What is asked:
Skip all pictures, then copy the lines from the start of the data through the line with "import seaborn as sns", keeping both ends.

___ Given information ___

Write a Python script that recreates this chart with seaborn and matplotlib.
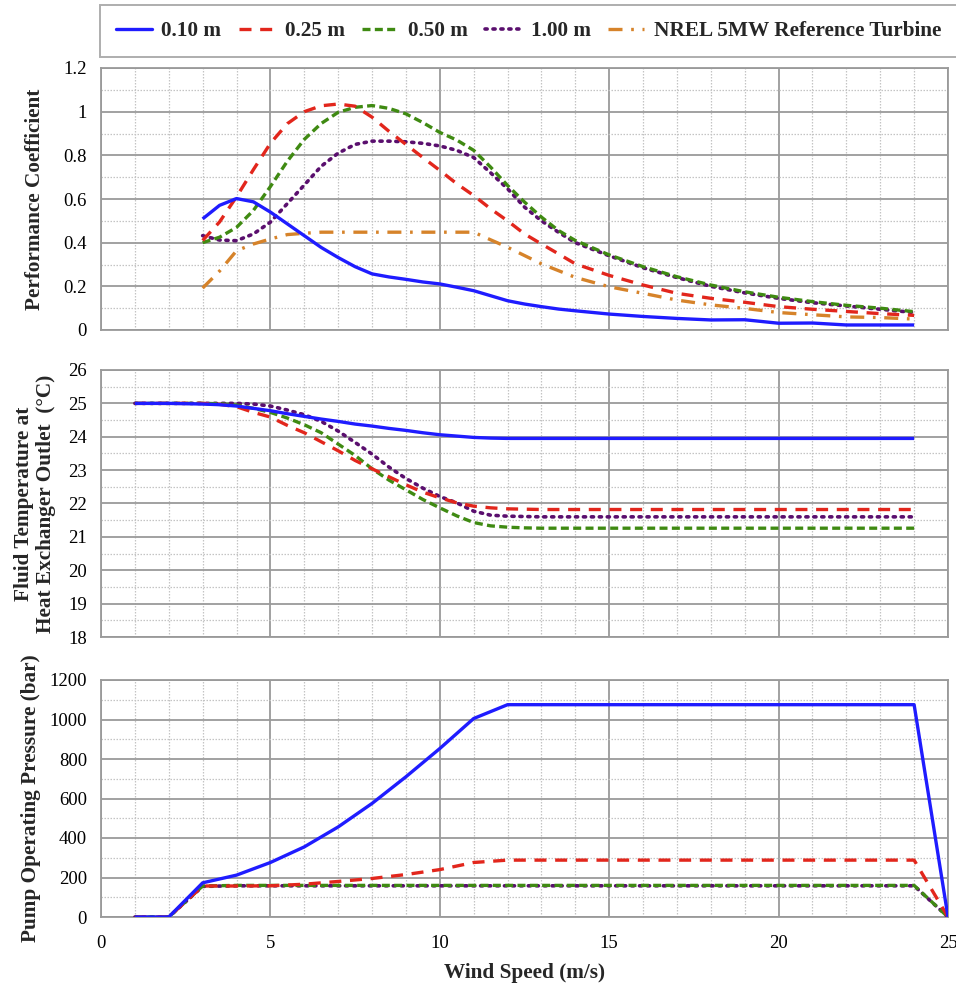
import numpy as np
import pandas as pd
import matplotlib
matplotlib.use("Agg")
import matplotlib.pyplot as plt
from matplotlib.ticker import MultipleLocator, FuncFormatter
from matplotlib.lines import Line2D
import seaborn as sns

sns.set_theme(style="white")
plt.rcParams["font.family"] = ["Liberation Serif", "DejaVu Serif"]

# ---- data ---------------------------------------------------------------
series_labels = ["0.10 m", "0.25 m", "0.50 m", "1.00 m", "NREL 5MW Reference Turbine"]

# Performance coefficient vs wind speed (m/s)
cp_wind = [3, 3.5, 4, 4.5, 5, 5.5, 6, 6.5, 7, 7.5, 8, 8.5, 9, 9.5, 10, 10.5, 11, 11.5,
           12, 12.5, 13, 13.5, 14, 15, 16, 17, 18, 19, 20, 21, 22, 23, 24]
cp_010 = [0.509, 0.571, 0.602, 0.587, 0.54, 0.486, 0.432, 0.378, 0.332, 0.29, 0.257, 0.243,
          0.232, 0.22, 0.211, 0.196, 0.18, 0.157, 0.134, 0.119, 0.107, 0.096, 0.088,
          0.073, 0.062, 0.053, 0.046, 0.047, 0.031, 0.032, 0.023, 0.023, 0.023]
cp_025 = [0.41, 0.495, 0.61, 0.735, 0.855, 0.945, 1.0, 1.027, 1.035, 1.025, 0.975, 0.91,
          0.85, 0.79, 0.731, 0.67, 0.616, 0.555, 0.50, 0.44, 0.394, 0.349, 0.303,
          0.25, 0.206, 0.168, 0.145, 0.127, 0.107, 0.095, 0.085, 0.075, 0.067]
cp_050 = [0.40, 0.425, 0.47, 0.548, 0.657, 0.773, 0.873, 0.946, 0.997, 1.02, 1.028, 1.015,
          0.99, 0.95, 0.905, 0.87, 0.823, 0.746, 0.662, 0.586, 0.517, 0.456, 0.41,
          0.344, 0.29, 0.244, 0.206, 0.175, 0.15, 0.13, 0.113, 0.10, 0.084]
cp_100 = [0.432, 0.412, 0.409, 0.44, 0.494, 0.579, 0.664, 0.75, 0.81, 0.85, 0.865, 0.865,
          0.862, 0.855, 0.843, 0.823, 0.79, 0.72, 0.647, 0.563, 0.50, 0.448, 0.40,
          0.34, 0.285, 0.24, 0.20, 0.17, 0.145, 0.125, 0.11, 0.095, 0.08]
cp_nrel = [0.192, 0.27, 0.363, 0.394, 0.417, 0.437, 0.443, 0.448, 0.448, 0.448, 0.448, 0.448,
           0.448, 0.448, 0.448, 0.448, 0.448, 0.413, 0.379, 0.341, 0.303, 0.272, 0.241,
           0.198, 0.168, 0.137, 0.115, 0.099, 0.08, 0.07, 0.06, 0.057, 0.05]

# Fluid temperature at heat exchanger outlet (deg C) vs wind speed
temp_wind = [1, 2, 3, 3.5, 4, 4.5, 5, 5.5, 6, 6.5, 7, 7.5, 8, 8.5, 9, 9.5, 10, 10.5, 11,
             11.5, 12, 12.5, 13, 14, 15, 16, 17, 18, 19, 20, 21, 22, 23, 24]
temp_010 = [25.0, 25.0, 24.98, 24.96, 24.92, 24.85, 24.78, 24.69, 24.61, 24.53, 24.46, 24.38,
            24.32, 24.25, 24.19, 24.12, 24.06, 24.02, 23.98, 23.96, 23.95, 23.95] + [23.95] * 12
temp_025 = [25.0, 25.0, 25.0, 24.97, 24.9, 24.73, 24.59, 24.34, 24.12, 23.85, 23.58, 23.29,
            23.04, 22.8, 22.56, 22.34, 22.17, 22.02, 21.92, 21.87, 21.84, 21.83] + [21.82] * 12
temp_050 = [25.0, 25.0, 25.0, 24.99, 24.95, 24.85, 24.73, 24.56, 24.36, 24.12, 23.78, 23.44,
            23.04, 22.7, 22.41, 22.12, 21.87, 21.63, 21.43, 21.33, 21.29, 21.27] + [21.26] * 12
temp_100 = [25.0, 25.0, 25.0, 25.0, 25.0, 24.98, 24.92, 24.8, 24.66, 24.46, 24.17, 23.83,
            23.48, 23.09, 22.75, 22.46, 22.21, 22.02, 21.77, 21.65, 21.62, 21.61] + [21.6] * 12

# Pump operating pressure (bar) vs wind speed
pres_wind = list(range(1, 26))
pres_010 = [0, 0, 173, 212, 276, 355, 456, 575, 710, 853, 1005, 1075] + [1075] * 12 + [0]
pres_025 = [0, 0, 157, 157, 158, 166, 180, 195, 215, 240, 276, 288] + [288] * 12 + [0]
pres_050 = [0, 0, 157] + [160] * 21 + [0]
pres_100 = [0, 0, 155] + [158] * 21 + [0]

# ---- styles -------------------------------------------------------------
colors = ["#1f1cff", "#e2261c", "#3f8a12", "#5a0f6e", "#d6832a"]
styles = [
    dict(lw=2.4, ls="-"),
    dict(lw=2.4, dashes=(3.6, 2.6)),
    dict(lw=2.4, dashes=(2.4, 1.3)),
    dict(lw=2.6, dashes=(0.6, 1.6), dash_capstyle="round"),
    dict(lw=2.4, dashes=(4.2, 2.6, 0.8, 2.6)),
]

fig = plt.figure(figsize=(9.56, 9.85), dpi=100)
W, H = 956, 985
left, right = 101, 948


def make_axes(top, bottom):
    return fig.add_axes([left / W, 1 - bottom / H, (right - left) / W, (bottom - top) / H])


ax1 = make_axes(68, 330)
ax2 = make_axes(370, 637)
ax3 = make_axes(680, 917)


def draw(ax, x, ys, idx):
    for y, i in zip(ys, idx):
        df = pd.DataFrame({"wind": x, "val": y})
        sns.lineplot(data=df, x="wind", y="val", ax=ax, color=colors[i],
                     solid_capstyle="butt", zorder=3 + (4 - i) * 0.1, **styles[i])


draw(ax1, cp_wind, [cp_nrel, cp_010, cp_025, cp_050, cp_100], [4, 0, 1, 2, 3])
draw(ax2, temp_wind, [temp_010, temp_025, temp_050, temp_100], [0, 1, 2, 3])
draw(ax3, pres_wind, [pres_010, pres_025, pres_050, pres_100], [0, 1, 2, 3])

grid_major = "#9a9a9a"
grid_minor = "#c4c4c4"
tick_size = 13.5
label_size = 15.3


def style_axes(ax, ylim, ymajor, yminor, fmt):
    ax.set_xlim(0, 25)
    ax.set_ylim(*ylim)
    ax.xaxis.set_major_locator(MultipleLocator(5))
    ax.xaxis.set_minor_locator(MultipleLocator(1))
    ax.yaxis.set_major_locator(MultipleLocator(ymajor))
    ax.yaxis.set_minor_locator(MultipleLocator(yminor))
    ax.yaxis.set_major_formatter(FuncFormatter(fmt))
    ax.grid(which="major", color=grid_major, lw=1.3, ls="-", zorder=1)
    ax.grid(which="minor", color=grid_minor, lw=0.9, ls=(0, (1.2, 1.2)), zorder=0)
    ax.set_axisbelow(True)
    for s in ax.spines.values():
        s.set_color(grid_major)
        s.set_linewidth(1.3)
    ax.tick_params(which="major", direction="out", length=5, width=1.2, color=grid_major,
                   labelsize=tick_size, labelcolor="black", pad=5)
    ax.tick_params(which="minor", length=0)
    ax.tick_params(axis="x", pad=8)
    ax.set_xlabel("")
    ax.set_ylabel("")


style_axes(ax1, (0, 1.2), 0.2, 0.1, lambda v, p: f"{v:g}" if abs(v) > 1e-9 else "0")
style_axes(ax2, (18, 26), 1, 0.5, lambda v, p: f"{v:.0f}")
style_axes(ax3, (0, 1200), 200, 100, lambda v, p: f"{v:.0f}")
ax1.tick_params(axis="x", labelbottom=False)
ax2.tick_params(axis="x", labelbottom=False)
ax3.xaxis.set_major_formatter(FuncFormatter(lambda v, p: f"{v:.0f}"))

label_font = dict(fontsize=label_size, fontweight="bold")
ax1.set_ylabel("Performance Coefficient", **label_font)
ax1.yaxis.set_label_coords(-0.066, 0.5)
ax2.set_ylabel("Fluid Temperature at\nHeat Exchanger Outlet  (\u00b0C)", linespacing=1.15, **label_font)
ax2.yaxis.set_label_coords(-0.053, 0.5)
ax3.set_ylabel("Pump Operating Pressure (bar)", **label_font)
ax3.yaxis.set_label_coords(-0.071, 0.5)
ax3.set_xlabel("Wind Speed (m/s)", labelpad=8, **label_font)

# ---- legend --------------------------------------------------------------
handles = [Line2D([], [], color=c, **s) for c, s in zip(colors, styles)]
leg = fig.legend(handles, series_labels, loc="center", ncol=5,
                 bbox_to_anchor=(528.5 / W, 1 - 31 / H),
                 frameon=True, fancybox=False, handlelength=1.7, handletextpad=0.45,
                 columnspacing=0.82, borderpad=0.75, borderaxespad=0.0,
                 prop=dict(family="Liberation Serif", weight="bold", size=label_size))
leg.get_frame().set_edgecolor(grid_major)
leg.get_frame().set_linewidth(1.4)

fig.savefig("out.png", dpi=100)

___

Solution:
Write a Python script that recreates this chart with seaborn and matplotlib.
import numpy as np
import pandas as pd
import matplotlib
matplotlib.use("Agg")
import matplotlib.pyplot as plt
from matplotlib.ticker import MultipleLocator, FuncFormatter
from matplotlib.lines import Line2D
import seaborn as sns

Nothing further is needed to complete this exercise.